Revolutionizing Turbojet Spool Inspection: Faster, Lighter, More Efficient

Accessing the internal surfaces of HPC spools using large sensors is difficult, yet the total surface area to inspect is so large that it makes single-element probes inefficient and tedious to use.

High-pressure compressor spools have traditionally been inspected using eddy current testing (ECT). When used on these nickel-chrome and titanium alloys, the accurate technique allows detection of surface-breaking cracks and defects as small as 0.25mm length by 0.08mm deep. The high detection performance of ECT is the reason why it is widely used for surface flaws despite one of its greatest downsides: the small footprint of single-element probes.

To cover the full surface, a large robotic arm must be deployed to perform a scan with small incremental passes, in a way not dissimilar to classic vinyl record players. Depending on spool model, this inspection procedure can require six to twelve hours to fully inspect the surface.

In addition to the time required for large surfaces, there is the challenge of accessing the internal surfaces. Spools are composed of three to six disks, called stages, stacked and welded together such that the entry point between two of them is a narrow gap that can be as tight as 30mm (1.2in). Inspectors cannot even insert their hands. In addition, each disk has a different shape optimized for maximum engine efficiency, so the inspection requires careful control of the probe.

A lightweight and modular scanner was designed to hold ECA probes with large coverage to efficiently inspect the internal surfaces of the spools.

To tackle this challenge, Eddyfi Technologies developed a series of compact scanners adapted to each spool model requiring inspection. These scanners are designed so they can attach to any of the spool stages and act as robust platform onto which probes can be attached. These scanners provide accurate axial and radial positioning, as well as rotational position encoding. High-resolution ECA probes designed for each of the stage profiles can then be attached to the central scanner to perform the actual inspection.

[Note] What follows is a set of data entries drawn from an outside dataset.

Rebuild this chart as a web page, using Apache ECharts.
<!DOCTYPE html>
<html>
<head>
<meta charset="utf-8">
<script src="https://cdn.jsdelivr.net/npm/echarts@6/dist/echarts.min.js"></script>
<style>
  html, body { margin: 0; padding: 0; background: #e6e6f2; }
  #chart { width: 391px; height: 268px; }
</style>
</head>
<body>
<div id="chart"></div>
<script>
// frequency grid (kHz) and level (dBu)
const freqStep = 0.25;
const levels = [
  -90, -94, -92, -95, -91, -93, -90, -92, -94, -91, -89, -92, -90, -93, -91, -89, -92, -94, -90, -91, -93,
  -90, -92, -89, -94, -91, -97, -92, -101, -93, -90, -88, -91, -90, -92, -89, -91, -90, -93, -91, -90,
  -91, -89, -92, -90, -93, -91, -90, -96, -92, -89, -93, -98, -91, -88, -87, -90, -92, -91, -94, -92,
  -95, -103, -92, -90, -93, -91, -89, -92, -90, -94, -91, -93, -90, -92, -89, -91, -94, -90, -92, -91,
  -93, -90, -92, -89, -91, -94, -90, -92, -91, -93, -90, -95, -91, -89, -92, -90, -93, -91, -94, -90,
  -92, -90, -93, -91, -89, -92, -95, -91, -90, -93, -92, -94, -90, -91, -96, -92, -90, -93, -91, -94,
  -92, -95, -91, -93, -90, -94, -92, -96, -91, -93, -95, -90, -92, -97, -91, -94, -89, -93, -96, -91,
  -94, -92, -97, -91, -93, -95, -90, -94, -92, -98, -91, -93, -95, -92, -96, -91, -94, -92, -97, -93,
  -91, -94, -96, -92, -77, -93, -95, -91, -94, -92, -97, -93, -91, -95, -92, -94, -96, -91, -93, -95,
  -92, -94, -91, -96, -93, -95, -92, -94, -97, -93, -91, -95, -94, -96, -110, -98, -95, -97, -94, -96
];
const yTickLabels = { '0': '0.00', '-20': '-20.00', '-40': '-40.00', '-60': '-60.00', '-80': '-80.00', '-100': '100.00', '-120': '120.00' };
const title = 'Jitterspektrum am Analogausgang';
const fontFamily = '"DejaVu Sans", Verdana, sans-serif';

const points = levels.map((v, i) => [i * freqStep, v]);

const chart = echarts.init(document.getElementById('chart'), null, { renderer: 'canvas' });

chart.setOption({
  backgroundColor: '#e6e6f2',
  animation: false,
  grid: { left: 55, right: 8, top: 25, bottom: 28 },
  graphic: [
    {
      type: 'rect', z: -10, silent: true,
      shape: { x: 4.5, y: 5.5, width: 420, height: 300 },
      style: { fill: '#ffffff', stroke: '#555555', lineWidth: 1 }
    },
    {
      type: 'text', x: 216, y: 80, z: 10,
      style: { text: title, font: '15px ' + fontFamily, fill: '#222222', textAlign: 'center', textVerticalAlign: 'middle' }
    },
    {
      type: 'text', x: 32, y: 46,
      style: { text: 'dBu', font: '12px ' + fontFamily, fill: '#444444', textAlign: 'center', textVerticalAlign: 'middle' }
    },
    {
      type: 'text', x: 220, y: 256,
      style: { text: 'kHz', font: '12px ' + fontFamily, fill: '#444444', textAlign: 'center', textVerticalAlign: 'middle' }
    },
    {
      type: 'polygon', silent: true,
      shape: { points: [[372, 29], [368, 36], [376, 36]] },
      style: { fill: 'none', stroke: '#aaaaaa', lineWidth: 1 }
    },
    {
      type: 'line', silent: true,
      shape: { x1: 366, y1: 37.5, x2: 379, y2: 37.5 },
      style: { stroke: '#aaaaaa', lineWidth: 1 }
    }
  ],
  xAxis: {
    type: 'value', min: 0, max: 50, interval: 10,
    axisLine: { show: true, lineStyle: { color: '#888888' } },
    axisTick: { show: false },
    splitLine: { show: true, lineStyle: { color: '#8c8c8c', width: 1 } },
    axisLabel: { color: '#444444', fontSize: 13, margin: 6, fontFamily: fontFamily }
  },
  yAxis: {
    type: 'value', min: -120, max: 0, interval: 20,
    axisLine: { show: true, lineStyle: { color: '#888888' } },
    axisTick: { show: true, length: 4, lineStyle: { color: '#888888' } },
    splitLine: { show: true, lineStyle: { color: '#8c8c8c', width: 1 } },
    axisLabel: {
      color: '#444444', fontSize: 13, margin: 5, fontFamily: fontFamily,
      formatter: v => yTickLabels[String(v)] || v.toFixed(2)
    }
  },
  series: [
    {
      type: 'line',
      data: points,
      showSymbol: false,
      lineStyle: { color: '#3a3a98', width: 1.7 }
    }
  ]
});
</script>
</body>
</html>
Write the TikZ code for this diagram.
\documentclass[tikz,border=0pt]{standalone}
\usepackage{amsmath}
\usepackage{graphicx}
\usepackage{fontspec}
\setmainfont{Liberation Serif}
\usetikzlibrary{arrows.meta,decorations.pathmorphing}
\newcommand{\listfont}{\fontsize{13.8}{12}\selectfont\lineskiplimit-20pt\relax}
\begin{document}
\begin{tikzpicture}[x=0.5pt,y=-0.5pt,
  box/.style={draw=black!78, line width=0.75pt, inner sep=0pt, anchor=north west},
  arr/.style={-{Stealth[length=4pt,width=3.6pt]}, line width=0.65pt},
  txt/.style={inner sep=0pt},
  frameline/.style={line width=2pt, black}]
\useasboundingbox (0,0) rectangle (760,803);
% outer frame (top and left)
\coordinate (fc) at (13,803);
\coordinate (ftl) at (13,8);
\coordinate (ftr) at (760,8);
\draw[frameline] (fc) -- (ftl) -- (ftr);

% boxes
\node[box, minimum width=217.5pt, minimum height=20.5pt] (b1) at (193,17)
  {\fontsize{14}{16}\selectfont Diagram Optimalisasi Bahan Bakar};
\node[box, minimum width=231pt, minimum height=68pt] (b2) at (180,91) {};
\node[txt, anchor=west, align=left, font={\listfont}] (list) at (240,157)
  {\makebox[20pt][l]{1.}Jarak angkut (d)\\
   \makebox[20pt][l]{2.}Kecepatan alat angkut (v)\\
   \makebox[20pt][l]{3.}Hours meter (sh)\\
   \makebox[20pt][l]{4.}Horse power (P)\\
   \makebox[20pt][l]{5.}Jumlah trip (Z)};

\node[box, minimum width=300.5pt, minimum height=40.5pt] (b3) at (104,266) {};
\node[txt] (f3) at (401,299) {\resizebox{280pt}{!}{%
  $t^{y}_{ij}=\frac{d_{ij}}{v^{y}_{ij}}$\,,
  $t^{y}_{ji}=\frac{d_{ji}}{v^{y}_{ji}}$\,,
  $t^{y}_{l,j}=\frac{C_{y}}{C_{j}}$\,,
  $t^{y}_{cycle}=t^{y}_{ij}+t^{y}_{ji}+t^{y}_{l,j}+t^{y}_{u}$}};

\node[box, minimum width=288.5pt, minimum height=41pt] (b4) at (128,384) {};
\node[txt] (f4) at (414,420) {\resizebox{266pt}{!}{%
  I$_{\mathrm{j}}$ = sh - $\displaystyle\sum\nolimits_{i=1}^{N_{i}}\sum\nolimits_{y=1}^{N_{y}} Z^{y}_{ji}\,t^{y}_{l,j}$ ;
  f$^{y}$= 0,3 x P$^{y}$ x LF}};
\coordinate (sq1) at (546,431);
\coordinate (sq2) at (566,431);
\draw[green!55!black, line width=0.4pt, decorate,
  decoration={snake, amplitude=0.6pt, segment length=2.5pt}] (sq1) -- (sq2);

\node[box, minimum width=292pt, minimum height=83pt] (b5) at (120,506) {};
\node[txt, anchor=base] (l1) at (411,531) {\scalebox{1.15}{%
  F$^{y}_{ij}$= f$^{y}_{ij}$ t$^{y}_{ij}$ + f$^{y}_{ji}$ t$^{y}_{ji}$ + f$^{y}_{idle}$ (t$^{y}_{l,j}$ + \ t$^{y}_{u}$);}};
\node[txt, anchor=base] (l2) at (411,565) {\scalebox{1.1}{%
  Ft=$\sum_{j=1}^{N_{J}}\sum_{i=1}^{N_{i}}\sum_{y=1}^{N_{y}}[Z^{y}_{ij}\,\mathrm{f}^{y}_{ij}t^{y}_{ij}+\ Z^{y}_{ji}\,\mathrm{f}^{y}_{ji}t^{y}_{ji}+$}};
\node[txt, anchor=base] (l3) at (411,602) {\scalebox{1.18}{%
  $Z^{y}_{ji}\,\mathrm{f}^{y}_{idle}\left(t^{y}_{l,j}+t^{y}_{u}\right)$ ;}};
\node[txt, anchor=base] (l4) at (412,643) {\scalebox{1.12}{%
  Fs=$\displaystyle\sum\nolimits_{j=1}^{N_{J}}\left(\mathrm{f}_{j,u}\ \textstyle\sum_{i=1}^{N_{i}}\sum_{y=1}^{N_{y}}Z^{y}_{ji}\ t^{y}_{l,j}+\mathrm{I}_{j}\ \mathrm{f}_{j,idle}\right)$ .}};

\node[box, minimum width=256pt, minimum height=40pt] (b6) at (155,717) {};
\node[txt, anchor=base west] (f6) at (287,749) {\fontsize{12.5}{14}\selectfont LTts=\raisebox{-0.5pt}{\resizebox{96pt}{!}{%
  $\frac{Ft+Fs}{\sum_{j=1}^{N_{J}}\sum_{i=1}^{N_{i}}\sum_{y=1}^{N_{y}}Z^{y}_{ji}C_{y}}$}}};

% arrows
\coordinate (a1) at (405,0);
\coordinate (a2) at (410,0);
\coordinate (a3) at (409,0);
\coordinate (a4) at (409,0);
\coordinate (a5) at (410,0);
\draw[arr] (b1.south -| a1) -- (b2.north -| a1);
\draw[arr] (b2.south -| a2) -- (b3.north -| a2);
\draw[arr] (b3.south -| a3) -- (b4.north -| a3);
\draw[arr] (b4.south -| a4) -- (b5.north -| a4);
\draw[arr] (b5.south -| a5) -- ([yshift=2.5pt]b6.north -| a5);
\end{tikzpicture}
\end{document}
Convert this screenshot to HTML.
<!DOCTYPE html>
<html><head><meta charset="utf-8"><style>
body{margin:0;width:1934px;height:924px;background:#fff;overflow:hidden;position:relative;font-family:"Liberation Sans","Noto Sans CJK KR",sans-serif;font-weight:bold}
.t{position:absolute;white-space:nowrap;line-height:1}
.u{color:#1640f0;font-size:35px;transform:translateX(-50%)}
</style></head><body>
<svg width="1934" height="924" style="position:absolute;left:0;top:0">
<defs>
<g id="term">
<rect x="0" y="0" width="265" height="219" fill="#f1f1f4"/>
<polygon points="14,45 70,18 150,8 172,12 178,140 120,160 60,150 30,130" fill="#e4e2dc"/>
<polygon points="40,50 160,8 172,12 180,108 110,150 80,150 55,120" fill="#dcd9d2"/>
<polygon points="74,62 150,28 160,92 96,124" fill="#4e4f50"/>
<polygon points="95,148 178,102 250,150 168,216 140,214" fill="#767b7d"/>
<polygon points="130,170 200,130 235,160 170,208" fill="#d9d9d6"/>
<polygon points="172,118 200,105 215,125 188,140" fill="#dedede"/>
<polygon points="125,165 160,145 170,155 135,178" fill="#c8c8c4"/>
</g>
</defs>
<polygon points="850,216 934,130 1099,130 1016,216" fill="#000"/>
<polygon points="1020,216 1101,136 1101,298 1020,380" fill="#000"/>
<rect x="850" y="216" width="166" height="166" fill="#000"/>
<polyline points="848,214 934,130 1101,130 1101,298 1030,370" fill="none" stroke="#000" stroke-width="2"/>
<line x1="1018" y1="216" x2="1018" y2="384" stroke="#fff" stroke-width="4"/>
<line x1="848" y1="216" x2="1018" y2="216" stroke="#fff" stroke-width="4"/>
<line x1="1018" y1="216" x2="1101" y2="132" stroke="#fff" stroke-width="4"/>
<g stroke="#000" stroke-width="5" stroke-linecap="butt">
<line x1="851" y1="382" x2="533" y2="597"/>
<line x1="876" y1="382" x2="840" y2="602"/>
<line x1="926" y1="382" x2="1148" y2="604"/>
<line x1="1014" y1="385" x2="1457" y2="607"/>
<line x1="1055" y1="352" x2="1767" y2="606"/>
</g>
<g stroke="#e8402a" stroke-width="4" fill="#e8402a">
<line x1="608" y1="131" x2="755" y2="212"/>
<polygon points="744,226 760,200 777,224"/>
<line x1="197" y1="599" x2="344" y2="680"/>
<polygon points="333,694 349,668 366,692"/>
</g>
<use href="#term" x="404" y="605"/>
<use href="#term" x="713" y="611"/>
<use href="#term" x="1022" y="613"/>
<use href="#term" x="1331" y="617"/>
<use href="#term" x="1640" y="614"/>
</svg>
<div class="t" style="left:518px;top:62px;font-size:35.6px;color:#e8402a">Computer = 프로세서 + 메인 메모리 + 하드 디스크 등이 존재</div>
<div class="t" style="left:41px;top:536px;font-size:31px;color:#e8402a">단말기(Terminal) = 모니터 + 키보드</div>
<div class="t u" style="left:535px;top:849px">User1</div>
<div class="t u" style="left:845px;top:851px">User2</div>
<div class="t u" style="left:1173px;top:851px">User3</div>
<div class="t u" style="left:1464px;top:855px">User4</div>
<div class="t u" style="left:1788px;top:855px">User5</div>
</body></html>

The scanner is lightweight and can be positioned single-handedly. The relevant probe is anchored to the scanner and connected to the Ectane^® 3 instrument. Inspectors can then effortlessly rotate the scanner to make a single full turn. It is possible to use a rotating table to rotate the spool itself, depending on the inspection team’s needs.

Engine spools are usually made of nickel-based or titanium alloys. The ECA probe uses an array of 128 coils with a diameter of 2mm (0.08in), in short-double-driver (SDD) topology. It provides a radial resolution of 0.5mm (0.02in) and a coverage of 256mm (10in).

The probe takes advantage of the P-Flex, or printed flexible probe, technology and its unrivaled flexibility to ensure close contact with every corner of every surface within the spool inner layers.